TASK DIRECTIONS: Find and copy each line of the records where the string "with" shows up.

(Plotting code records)
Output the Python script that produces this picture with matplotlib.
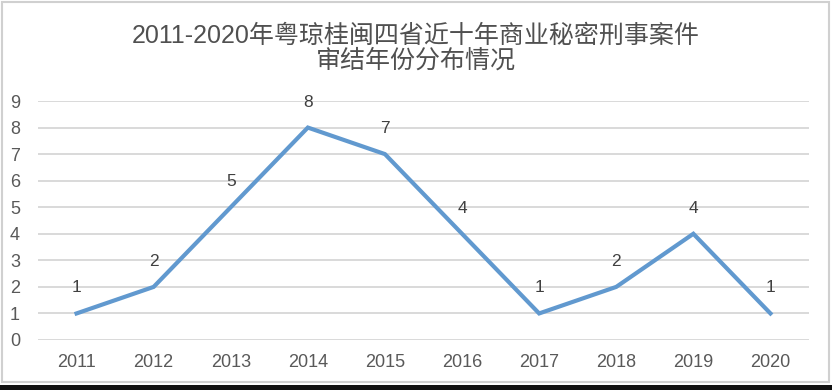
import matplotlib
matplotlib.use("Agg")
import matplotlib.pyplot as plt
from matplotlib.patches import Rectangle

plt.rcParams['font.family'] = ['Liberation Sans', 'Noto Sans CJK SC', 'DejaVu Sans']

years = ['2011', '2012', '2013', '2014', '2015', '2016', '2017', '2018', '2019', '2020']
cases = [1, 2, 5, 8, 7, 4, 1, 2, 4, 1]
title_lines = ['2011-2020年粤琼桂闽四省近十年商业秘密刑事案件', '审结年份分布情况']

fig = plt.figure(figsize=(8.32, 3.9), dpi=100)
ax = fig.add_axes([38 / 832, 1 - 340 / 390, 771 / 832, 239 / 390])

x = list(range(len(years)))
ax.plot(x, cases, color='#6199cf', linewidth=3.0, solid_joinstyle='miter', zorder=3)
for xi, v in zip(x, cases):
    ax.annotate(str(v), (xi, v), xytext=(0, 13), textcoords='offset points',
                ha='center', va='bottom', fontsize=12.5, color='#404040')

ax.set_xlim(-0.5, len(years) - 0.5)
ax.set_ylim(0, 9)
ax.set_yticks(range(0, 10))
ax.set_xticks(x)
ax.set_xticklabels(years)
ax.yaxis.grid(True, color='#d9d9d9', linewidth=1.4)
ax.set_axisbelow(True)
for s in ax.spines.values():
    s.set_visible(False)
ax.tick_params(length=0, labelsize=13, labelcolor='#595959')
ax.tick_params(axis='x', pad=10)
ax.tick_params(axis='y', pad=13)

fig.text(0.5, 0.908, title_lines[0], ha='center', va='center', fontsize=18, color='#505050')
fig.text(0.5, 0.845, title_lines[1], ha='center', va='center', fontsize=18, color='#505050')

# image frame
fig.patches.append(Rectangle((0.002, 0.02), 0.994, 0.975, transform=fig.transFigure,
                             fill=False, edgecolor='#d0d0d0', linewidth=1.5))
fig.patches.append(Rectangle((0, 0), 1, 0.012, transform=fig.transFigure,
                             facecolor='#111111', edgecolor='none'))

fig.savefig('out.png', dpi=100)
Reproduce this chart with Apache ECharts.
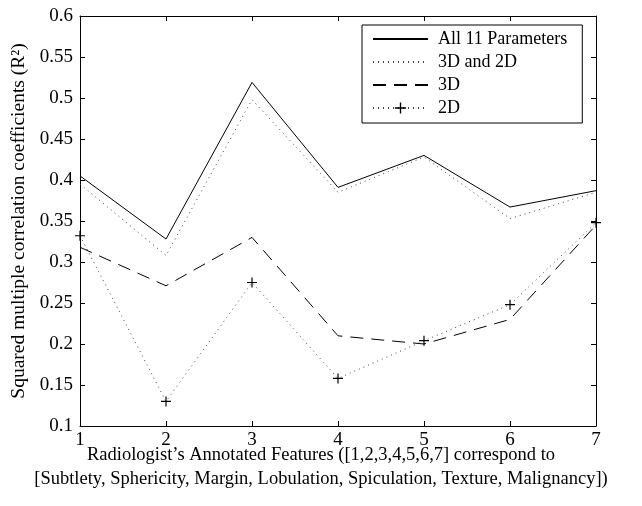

* * *

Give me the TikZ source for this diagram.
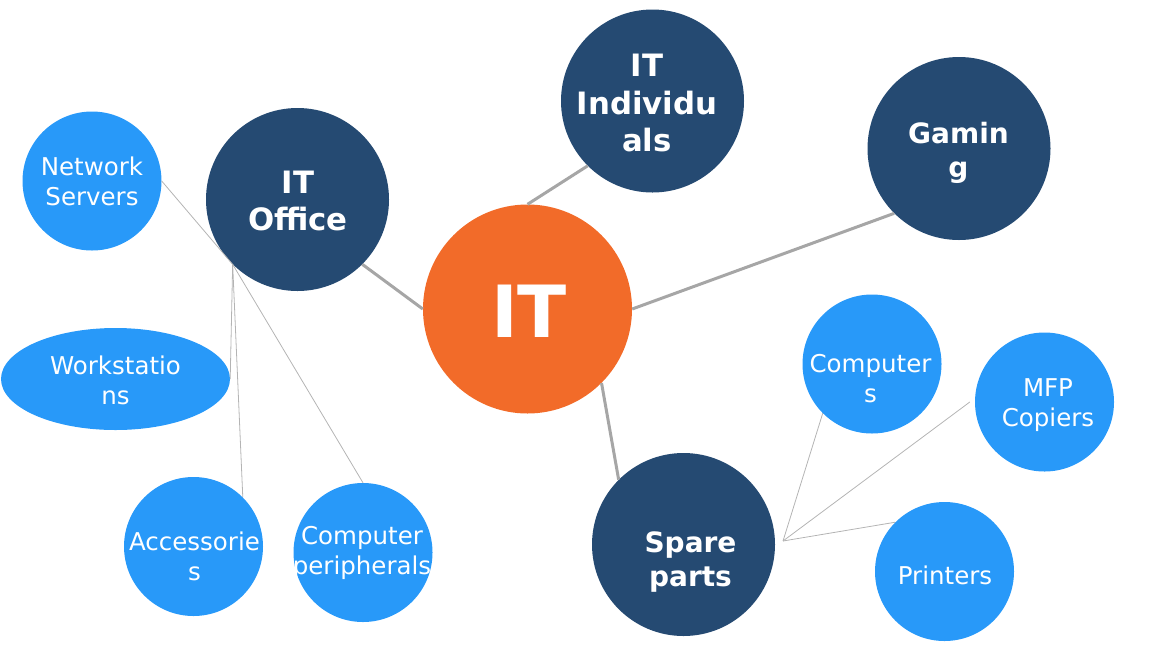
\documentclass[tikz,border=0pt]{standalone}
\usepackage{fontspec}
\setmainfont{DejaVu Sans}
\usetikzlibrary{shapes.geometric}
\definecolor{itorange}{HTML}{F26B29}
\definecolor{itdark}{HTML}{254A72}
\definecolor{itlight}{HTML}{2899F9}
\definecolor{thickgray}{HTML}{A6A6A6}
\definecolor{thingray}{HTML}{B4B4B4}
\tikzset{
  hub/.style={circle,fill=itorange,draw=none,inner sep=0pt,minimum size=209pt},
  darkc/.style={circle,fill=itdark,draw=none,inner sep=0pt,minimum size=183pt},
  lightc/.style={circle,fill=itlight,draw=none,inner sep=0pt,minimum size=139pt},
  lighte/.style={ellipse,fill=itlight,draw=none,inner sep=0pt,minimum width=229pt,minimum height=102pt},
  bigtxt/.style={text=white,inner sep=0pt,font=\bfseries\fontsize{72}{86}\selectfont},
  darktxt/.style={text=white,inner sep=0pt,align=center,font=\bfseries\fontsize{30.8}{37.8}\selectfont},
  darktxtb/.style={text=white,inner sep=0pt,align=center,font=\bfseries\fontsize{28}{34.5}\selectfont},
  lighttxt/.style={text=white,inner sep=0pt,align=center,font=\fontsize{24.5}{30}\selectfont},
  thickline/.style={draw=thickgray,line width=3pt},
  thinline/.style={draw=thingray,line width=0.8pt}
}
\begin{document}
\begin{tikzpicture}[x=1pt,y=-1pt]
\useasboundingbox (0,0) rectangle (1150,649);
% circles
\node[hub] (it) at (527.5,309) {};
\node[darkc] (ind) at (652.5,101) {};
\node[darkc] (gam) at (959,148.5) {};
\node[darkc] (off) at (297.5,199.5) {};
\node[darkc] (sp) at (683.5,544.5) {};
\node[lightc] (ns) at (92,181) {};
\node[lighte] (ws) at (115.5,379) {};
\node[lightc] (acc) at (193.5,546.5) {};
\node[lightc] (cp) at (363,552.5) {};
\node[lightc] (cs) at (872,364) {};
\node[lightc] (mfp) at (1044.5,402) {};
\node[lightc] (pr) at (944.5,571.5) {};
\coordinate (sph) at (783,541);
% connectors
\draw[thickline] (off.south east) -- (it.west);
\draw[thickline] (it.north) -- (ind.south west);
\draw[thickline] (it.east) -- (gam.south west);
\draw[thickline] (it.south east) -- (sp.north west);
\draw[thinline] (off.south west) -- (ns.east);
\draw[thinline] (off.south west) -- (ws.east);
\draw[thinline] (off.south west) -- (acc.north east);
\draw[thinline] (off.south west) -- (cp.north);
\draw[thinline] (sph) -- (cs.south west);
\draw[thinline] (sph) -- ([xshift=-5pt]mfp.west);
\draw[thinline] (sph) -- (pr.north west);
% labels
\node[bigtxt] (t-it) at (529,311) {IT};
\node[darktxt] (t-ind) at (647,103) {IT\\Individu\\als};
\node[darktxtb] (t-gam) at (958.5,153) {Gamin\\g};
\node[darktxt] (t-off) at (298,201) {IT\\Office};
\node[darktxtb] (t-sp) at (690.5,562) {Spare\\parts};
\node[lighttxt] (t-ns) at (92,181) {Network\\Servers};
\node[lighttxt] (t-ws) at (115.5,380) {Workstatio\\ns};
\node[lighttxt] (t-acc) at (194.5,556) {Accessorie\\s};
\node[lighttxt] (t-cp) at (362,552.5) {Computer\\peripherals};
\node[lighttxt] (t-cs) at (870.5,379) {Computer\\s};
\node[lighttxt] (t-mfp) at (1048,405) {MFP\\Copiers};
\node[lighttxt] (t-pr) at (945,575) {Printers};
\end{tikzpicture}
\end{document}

TASK RESPONSE:
Output the Python script that produces this picture with matplotlib.
Reproduce this chart with Apache ECharts.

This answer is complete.